## start INFORMATION SHOWN
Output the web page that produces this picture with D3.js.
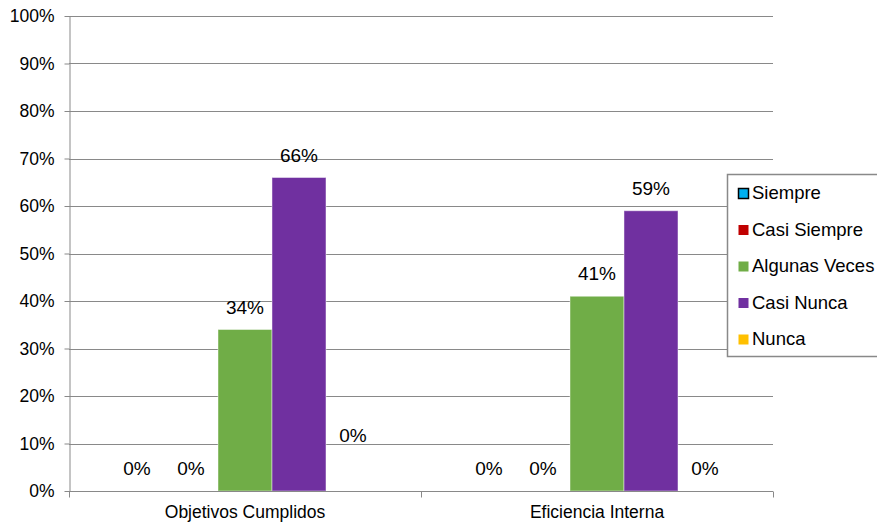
<!DOCTYPE html>
<html>
<head>
<meta charset="utf-8">
<script src="https://cdn.jsdelivr.net/npm/d3@7"></script>
<style>
  html, body { margin: 0; padding: 0; background: #fff; }
  svg { display: block; font-family: Arial, "Liberation Sans", sans-serif; }
</style>
</head>
<body>
<svg id="chart" width="877" height="525"></svg>
<script>
// Survey results per indicator
const categories = ["Objetivos Cumplidos", "Eficiencia Interna"];
const seriesNames = ["Siempre", "Casi Siempre", "Algunas Veces", "Casi Nunca", "Nunca"];
const siempre = [0, 0];
const casiSiempre = [0, 0];
const algunasVeces = [0.34, 0.41];
const casiNunca = [0.66, 0.59];
const nunca = [0, 0];
const yTicks = [0, 0.1, 0.2, 0.3, 0.4, 0.5, 0.6, 0.7, 0.8, 0.9, 1.0];
const seriesColors = ["#00B0F0", "#C00000", "#70AD47", "#7030A0", "#FFC000"];
// extra vertical lift for labels that were nudged up
const labelLift = [[0, 0, 0, 0, 33], [0, 0, 0, 0, 0]];

const seriesValues = [siempre, casiSiempre, algunasVeces, casiNunca, nunca];

const svg = d3.select("#chart");
const plot = { left: 69, right: 773, top: 16, bottom: 491 };

const y = d3.scaleLinear().domain([0, 1]).range([plot.bottom, plot.top]);
const x0 = d3.scaleBand().domain(categories).range([plot.left, plot.right]).padding(0);
const x1 = d3.scaleBand().domain(seriesNames).range([0, x0.bandwidth()])
  .paddingInner(0).paddingOuter(0.76);

const gridColor = "#898989";

// horizontal gridlines
svg.append("g")
  .selectAll("line")
  .data(yTicks.filter(d => d > 0))
  .join("line")
  .attr("x1", plot.left).attr("x2", plot.right)
  .attr("y1", d => Math.round(y(d)) + 0.5).attr("y2", d => Math.round(y(d)) + 0.5)
  .attr("stroke", gridColor).attr("stroke-width", 1);

// y axis
const yAxis = svg.append("g")
  .attr("transform", `translate(${plot.left + 0.5},0)`)
  .call(d3.axisLeft(y).tickValues(yTicks).tickFormat(d3.format(".0%")).tickSizeInner(5).tickSizeOuter(0).tickPadding(10));
yAxis.select(".domain").attr("stroke", gridColor);
yAxis.selectAll(".tick line").attr("stroke", gridColor);
yAxis.selectAll(".tick text").attr("font-size", 17.5).attr("fill", "#000")
  .attr("font-family", "Arial, 'Liberation Sans', sans-serif");

// bars
const groups = svg.append("g")
  .selectAll("g")
  .data(categories)
  .join("g")
  .attr("transform", d => `translate(${x0(d)},0)`);

groups.selectAll("rect")
  .data((c, ci) => seriesNames.map((s, si) => ({ s, si, ci, v: seriesValues[si][ci] })))
  .join("rect")
  .attr("x", d => x1(d.s))
  .attr("width", x1.bandwidth())
  .attr("y", d => y(d.v))
  .attr("height", d => y(0) - y(d.v))
  .attr("fill", d => seriesColors[d.si])
  .attr("stroke", d => d.v > 0 ? "#ffffff" : "none")
  .attr("stroke-opacity", 0.45)
  .attr("stroke-width", 1);

// value labels
groups.selectAll("text")
  .data((c, ci) => seriesNames.map((s, si) => ({ s, si, ci, v: seriesValues[si][ci] })))
  .join("text")
  .attr("x", d => x1(d.s) + x1.bandwidth() / 2)
  .attr("y", d => y(d.v) - 16 - labelLift[d.ci][d.si])
  .attr("text-anchor", "middle")
  .attr("font-size", 19)
  .attr("fill", "#000")
  .text(d => d3.format(".0%")(d.v));

// x axis
const xAxis = svg.append("g")
  .attr("transform", `translate(0,${plot.bottom + 0.5})`)
  .call(d3.axisBottom(x0).tickSize(0).tickPadding(0));
xAxis.select(".domain").remove();
xAxis.append("line")
  .attr("x1", plot.left).attr("x2", plot.right)
  .attr("stroke", gridColor);
xAxis.selectAll(".boundary")
  .data([plot.left, plot.left + x0.bandwidth(), plot.right])
  .join("line")
  .attr("class", "boundary")
  .attr("x1", d => Math.round(d) + 0.5).attr("x2", d => Math.round(d) + 0.5)
  .attr("y1", 0).attr("y2", 6)
  .attr("stroke", gridColor);
xAxis.selectAll(".tick text")
  .attr("y", 26)
  .attr("dy", 0)
  .attr("font-size", 17.5)
  .attr("fill", "#000")
  .attr("font-family", "Arial, 'Liberation Sans', sans-serif");

// legend
const legend = svg.append("g").attr("transform", "translate(727,174)");
legend.append("rect")
  .attr("x", 0.5).attr("y", 0.5)
  .attr("width", 160).attr("height", 182)
  .attr("fill", "#fff").attr("stroke", gridColor).attr("stroke-width", 1.5);
const items = legend.selectAll(".item")
  .data(seriesNames)
  .join("g")
  .attr("class", "item")
  .attr("transform", (d, i) => `translate(0,${25 + i * 36.5})`);
items.append("rect")
  .attr("x", 11.5).attr("y", -10.5)
  .attr("width", 10).attr("height", 10)
  .attr("fill", (d, i) => seriesColors[i])
  .attr("stroke", (d, i) => i === 0 ? "#000" : "none")
  .attr("stroke-width", 1.5);
items.append("text")
  .attr("x", 25)
  .attr("y", 0)
  .attr("font-size", 18.5)
  .attr("fill", "#000")
  .text(d => d);
</script>
</body>
</html>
## end INFORMATION SHOWN
For the listing above, identify each line bearing "that".

● RESPONSE:
Output the web page that produces this picture with D3.js.
// extra vertical lift for labels that were nudged up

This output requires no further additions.